In The Case for Low-Cost, Low-Power Servers, I made the argument that the right measures of server efficiency was work done per dollar and work done per joule. Purchasing servers on single dimensional metrics like performance or power or even cost alone, makes no sense at all. Single dimensional purchasing leads to micro-optimizations that push one dimension to the detriment of others. Blade servers have been one of my favorite examples of optimizing the wrong metric (Why Blade Servers aren’t the Answer to All Questions). Blades often trade increased cost to achieve server density. But density doesn’t improve work done per dollar nor does it produce better work done per joule. In fact, density often takes work done per joule in the wrong direction by driving higher power consumption due to the challenge of cooling higher power densities.
There is no question that selling in high volume drives price reductions so client and embedded parts have the potential to be the best price/performing components. And, as focused as the server industry has been on power of late, the best work is still in the embedded systems world where a cell phone designer would sell their souls for a few more amp-hours if they could have it without extra size or extra-weight. Nobody focuses on power as much as embedded systems designers and many of the tricks arriving in the server world showed up years ago in embedded devices.
A very common processor used in cell phone applications is the ARM. The ARM business is model is somewhat unusual in that they sells a processor design and then the design is taken and customized by many teams including Texas Instruments, Samsung, and Marvel. These processors find their way into cell phones, printers, networking gear, low-end Storage Area Networks, Network Attached Storage devices, and other embedded applications. The processors produce respectable performance and great price/performance and absolutely amazing power/performance.
Could this processor architecture be used in server applications? The first and most obvious push back is that it’s a different instruction set architecture but servers software stacks really are not that complex. If you can run Linux and Apache some web workloads can be hosted.

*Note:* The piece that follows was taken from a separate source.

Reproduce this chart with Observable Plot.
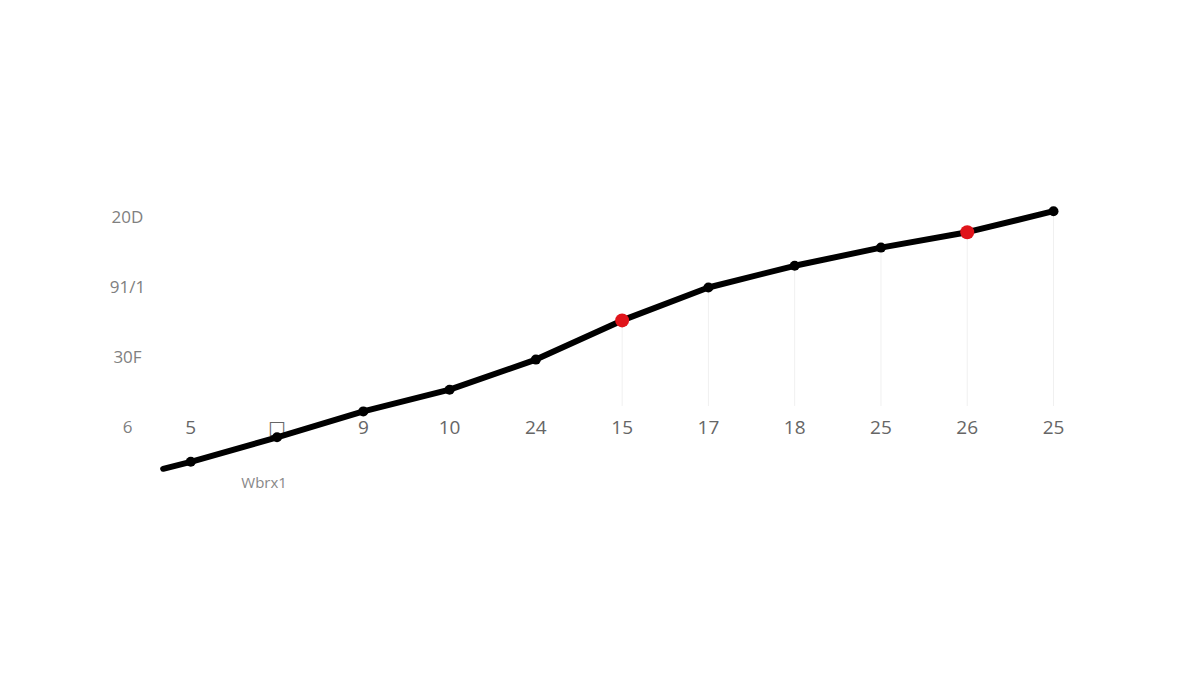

There are many Linux ports to ARM — the software will run. The next challenge, and this one is the hard one, does the workload partition into sufficiently fine slices to be hosted on servers built using low end processors. Memory size limitations are particularly hard to work around in that ARM designs have the entire system on the chip including the memory controller and none I’ve seen address more than 2GB. But, for those workloads that do scale sufficiently finely, ARM can work.
I’ve been interested in seeing this done for a couple of years and have been watching ARM processors scale up for quite some time. Well, we now have an example. Check out http://www.linux-arm.org/Main/LinuxArmOrg. That web site is hosted on 7 servers, each running the following:
· 1 disk
· 1.5 GB DDR2 with ECC!
· Nginx web proxy/load balancer
· Apache web server
Note that, unlike Intel Atom based servers, this ARM-based solution has the full ECC memory support we want in server applications (actually you really want ECC in all applications from embedded through client to servers).
Clearly this solution won’t run many server workloads but it’s a step in the right direction. The problems I have had when scaling systems down to embedded processors have been dominated by two issues: 1) some workloads don’t scale down to sufficiently small slices (what I like to call bad software but, as someone who spent much of his career working on database engines, I probably should know better), and 2) surrounding component and packaging overhead. Basically, as you scale down the processor expense, other server costs begin to dominate. For example, If you half the processor cost and also ½ the throughput, its potentially a step backwards since all the other components in the server didn’t also half in cost. So, in this example, you would get ½ the throughput with something more than ½ the cost. Generally not good. But, what’s interesting are those cases where it’s non-linear in the other direction. Cut the cost to N% with throughput at M% where M is much more than N. As these system on a chip (SOC) server solutions improve, this is going to be more common.
It’s not always a win based upon the discussion above but it is a win for some workloads today. And, if we can get multi-core versions of ARM, it’ll be a clear win for many more workloads. Actually, the Marvel MV78200 actually is a two core SOC but it’s not cache coherent which isn’t a useful configuration in most server applications.
The ARM is a clear win on work done per dollar and work done per joule for some workloads. If a 4-core, cache coherent version was available with a reasonable memory controller, we would have a very nice server processor with record breaking power consumption numbers. Thanks for the great work ARM and Marvel. I’m looking forward to tracking this work closely and I love the direction its taking. Keep pushing.